What is an IOL?
During cataract surgery, your surgeon will need to remove your natural lens and your eye will lose its ability to focus light and images clearly onto the retina (the light-sensitive tissue that lines the inside surface of the eye). In order for you to be able to see clearly, your surgeon will replace your natural lens with a artificial intraocular lens (IOL).
Learn more about the IOL options that are available to cataract patients.
- Since “mono” means one, monofocal lenses provide one type of focused, or clear, vision. They provide clear vision either at distance or near, but not both.

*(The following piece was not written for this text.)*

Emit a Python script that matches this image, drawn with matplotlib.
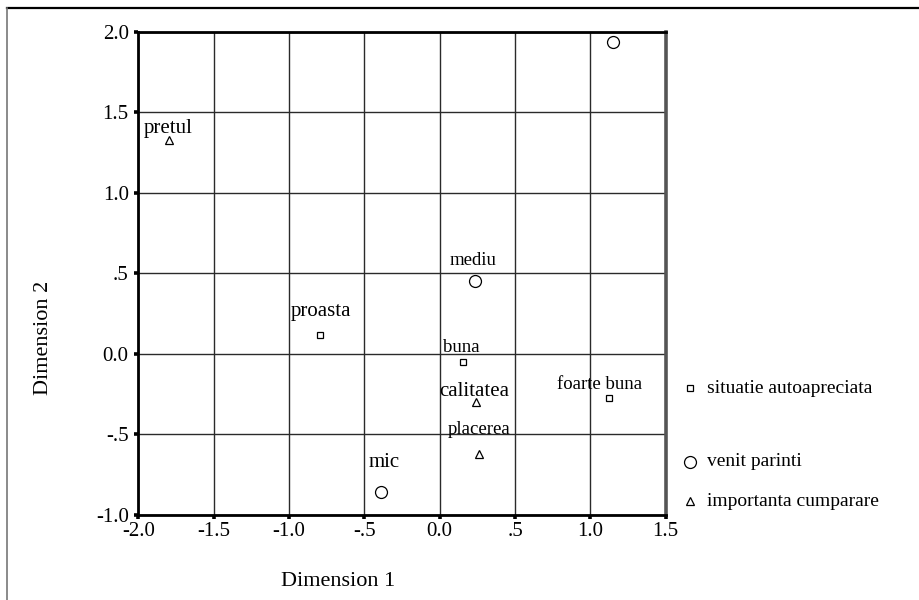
import matplotlib
matplotlib.use("Agg")
import matplotlib.pyplot as plt
from matplotlib.lines import Line2D

# Coordonate din analiza de corespondente (Dimension 1, Dimension 2)
situatie_labels = ["proasta", "buna", "foarte buna"]
situatie_x = [-0.795, 0.157, 1.126]
situatie_y = [0.12, -0.047, -0.275]

venit_labels = ["mic", "mediu", ""]
venit_x = [-0.39, 0.234, 1.153]
venit_y = [-0.86, 0.455, 1.936]

importanta_labels = ["pretul", "calitatea", "placerea"]
importanta_x = [-1.80, 0.239, 0.261]
importanta_y = [1.33, -0.30, -0.62]

series_names = ["situatie autoapreciata", "venit parinti", "importanta cumparare"]

x_ticks = [-2.0, -1.5, -1.0, -0.5, 0.0, 0.5, 1.0, 1.5]
x_ticklabels = ["-2.0", "-1.5", "-1.0", "-.5", "0.0", ".5", "1.0", "1.5"]
y_ticks = [-1.0, -0.5, 0.0, 0.5, 1.0, 1.5, 2.0]
y_ticklabels = ["-1.0", "-.5", "0.0", ".5", "1.0", "1.5", "2.0"]

# asezarea etichetelor fata de punct (pixeli) si marimea fontului
label_place = {
    "pretul": (0, 7, 15), "proasta": (1, 19, 15), "mic": (3, 25, 15),
    "calitatea": (-2, 6, 15), "mediu": (-2, 16, 13.5), "buna": (-2, 10, 13.5),
    "placerea": (0, 20, 13.5), "foarte buna": (-10, 9, 13.5),
}

plt.rcParams["font.family"] = ["Liberation Serif", "DejaVu Serif"]

fig = plt.figure(figsize=(9.2, 6.0), dpi=100)
ax = fig.add_axes([0.1505, 0.1417, 0.5731, 0.805])

styles = [
    dict(marker="s", markersize=4.3),
    dict(marker="o", markersize=8.6),
    dict(marker="^", markersize=5.2),
]
groups = [
    (situatie_x, situatie_y, situatie_labels),
    (venit_x, venit_y, venit_labels),
    (importanta_x, importanta_y, importanta_labels),
]

for (xs, ys, labs), st in zip(groups, styles):
    ax.plot(xs, ys, linestyle="none", markerfacecolor="white",
            markeredgecolor="black", markeredgewidth=0.9, clip_on=False,
            zorder=3, **st)
    for x, y, lab in zip(xs, ys, labs):
        if not lab:
            continue
        dx, dy, fs = label_place[lab]
        ax.annotate(lab, (x, y), xytext=(dx, dy), textcoords="offset pixels",
                    ha="center", va="baseline", fontsize=fs, zorder=4)

ax.set_xlim(-2.0, 1.5)
ax.set_ylim(-1.0, 2.0)
ax.set_xticks(x_ticks)
ax.set_xticklabels(x_ticklabels)
ax.set_yticks(y_ticks)
ax.set_yticklabels(y_ticklabels)
ax.tick_params(direction="out", length=3, width=2.6, labelsize=15,
               color="black")
ax.tick_params(axis="x", pad=2)
ax.tick_params(axis="y", pad=4)

ax.grid(True, color="#2a2a2a", linewidth=1.0)
ax.set_axisbelow(True)
for side in ["left", "bottom", "top"]:
    ax.spines[side].set_linewidth(2.0)
    ax.spines[side].set_color("black")
ax.spines["right"].set_linewidth(2.6)
ax.spines["right"].set_color("#555555")

fig.text(0.368, 0.031, "Dimension 1", fontsize=16, ha="center", va="center")
fig.text(0.047, 0.437, "Dimension 2", fontsize=16, ha="center", va="center",
         rotation=90)

# legenda, cu randurile asezate separat
legend_rows = [0.353, 0.230, 0.165]
for name, st, yy in zip(series_names, styles, legend_rows):
    fig.add_artist(Line2D([0.750], [yy], transform=fig.transFigure,
                          linestyle="none", markerfacecolor="white",
                          markeredgecolor="black", markeredgewidth=0.9, **st))
    fig.text(0.768, yy, name, fontsize=14, ha="left", va="center")

# chenarul exterior
fig.add_artist(Line2D([0.0076, 1.0], [0.987, 0.987], transform=fig.transFigure,
                      color="black", linewidth=1.6))
fig.add_artist(Line2D([0.0076, 0.0076], [0.0, 0.987], transform=fig.transFigure,
                      color="#777777", linewidth=1.2))

fig.savefig("out.png", dpi=100, facecolor="white")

- Most patients who select monodical lenses choose to have good distance vision and use reading glasses to help with near tasks, such as reading, computer work or sewing.
- Monofocal lenses are typically covered by insurance and Medicare and usually require no additional out-of-pocket payment.
Toric IOLs for Astigmatism
- Astigmatic lenses (or toric lenses) are monofocal lenses that can correct astigmatism.
- Because astigmatic lenses can correct astigmatism, they may reduce the need for an astigmatism correction in the patient’s eyeglasses after surgery.
- Astigmatic lenses are not fully covered by insurance and Medicare and require an out-of-pocket patient contribution.
Premium IOLs: Multifocal
- Since “multi” means “more than one,” multifocal lenses provide more than one type of focused, or clear, vision. They attempt to provide clear vision both at distance and near simultaneously.
- Because multifocal lenses correct both distance and reading vision, they can reduce the patient’s dependence on eyeglasses and contact lenses.
- Multifocal lenses are not fully covered by insurance and Medicare and require an out-of-pocket patient contribution.